History as a Repeating Cycle

At the beginning of Book 1, Thucydides explains that he writes his history to help “those who want to understand clearly the events which happened in the past and which (human nature being what it is) will, at some time or other and in much the same ways, be repeated in the future” (48). Analyzing the past, Thucydides suggests, can help us understand human nature and identify patterns of human behavior and causation, which recur across time and place. This theme of the past repeating itself occurs throughout Thucydides’ text.

In the natural world, repetition is evident in the seasons, which Thucydides uses to create a universal measure of time. In ancient Greece, different cities had different calendars and names for months. To express the passage of time in a general way that anyone from any place or time could understand, Thucydides begins counting from the year the war began (for example, the sixteenth year of the war) and identifies in what season an event occurred (he used two: summer and winter). Other recurring natural events Thucydides mentions are storms and earthquakes, both of which affect the decisions military leaders make.

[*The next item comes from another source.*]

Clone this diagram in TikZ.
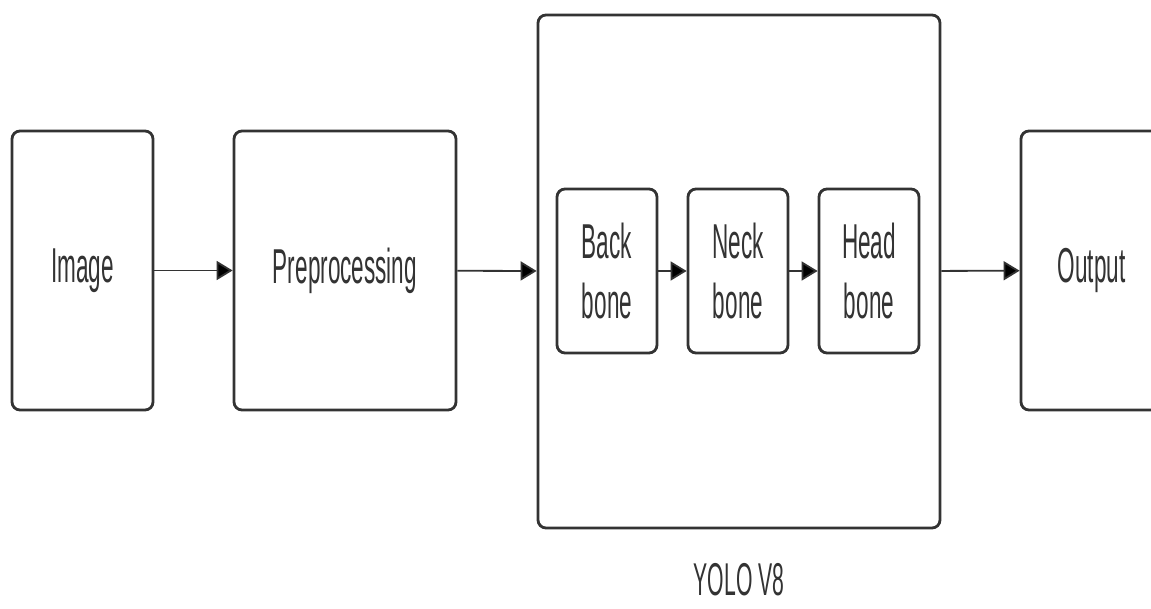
\documentclass[tikz,border=0pt]{standalone}
\usepackage{fontspec}
\setmainfont{Liberation Sans}
\usepackage{graphicx}
\usetikzlibrary{arrows.meta}
\definecolor{ink}{HTML}{333333}
\newcommand{\squeeze}[1]{\scalebox{0.46}[1]{#1}}
\begin{document}
\begin{tikzpicture}[x=0.5pt,y=-0.5pt,
    box/.style={shape=rectangle,draw=ink,line width=1.4pt,rounded corners=4pt,text=ink,font=\fontsize{24.5}{30}\selectfont,align=center,inner sep=0pt},
    arr/.style={draw=ink,line width=0.9pt,-{Triangle[length=8pt,width=9.5pt]}}]
    \useasboundingbox[fill=white] (0,0) rectangle (1151,609);
    \node[box,minimum width=70.5pt,minimum height=139.5pt] (Img) at (82.5,270.5) {\squeeze{Image}};
    \node[box,minimum width=111pt,minimum height=139.5pt] (Pre) at (345,270.5) {\squeeze{Preprocessing}};
    \node[box,minimum width=201pt,minimum height=256.5pt] (Yolo) at (739,271.5) {};
    \node[box,minimum width=50pt,minimum height=82pt] (Back) at (607,271) {\squeeze{Back}\\\squeeze{bone}};
    \node[box,minimum width=50pt,minimum height=82pt] (Neck) at (738,271) {\squeeze{Neck}\\\squeeze{bone}};
    \node[box,minimum width=50pt,minimum height=82pt] (Head) at (869,271) {\squeeze{Head}\\\squeeze{bone}};
    \node[box,minimum width=70.5pt,minimum height=139.5pt] (Out) at (1091.5,270.5) {\squeeze{Output}};
    \node[text=ink,font=\fontsize{23}{28}\selectfont,inner sep=0pt] (Lbl) at (739,580) {\squeeze{YOLO V8}};
    \path [arr] (Img) edge (Pre);
    \path [arr] (Pre) edge (Yolo);
    \path [arr] (Back) edge (Neck);
    \path [arr] (Neck) edge (Head);
    \path [arr] (Yolo) edge (Out);
\end{tikzpicture}
\end{document}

More significantly, as related to Thucydides’ larger purpose in The History of the Peloponnesian War, he shows how human choices and outcomes recur. This is especially evident in Book 7, which discusses Athens’ expedition to Sicily. Sixty-five years before attempting to expand its empire by invading a distant territory, Athens itself was invaded by a foreign power. Together with the Spartans, the Athenians successfully repelled the invasion, though Persia had many reasons to believe their endeavor would succeed. Yet Athens fails to factor the potentially-alarming parallels between its Sicilian expedition and the Persians’ invasion of Greece. As Thucydides also points out, people constructed clever arguments to confirm what they wanted to believe. Further, the Athenians received the same treatment from the Syracusans that Athens itself meted out to its perceived enemies, in particular the Melians. Athens mercilessly annihilated the population of Melos and with less cause than Syracuse had against Athens as invaders.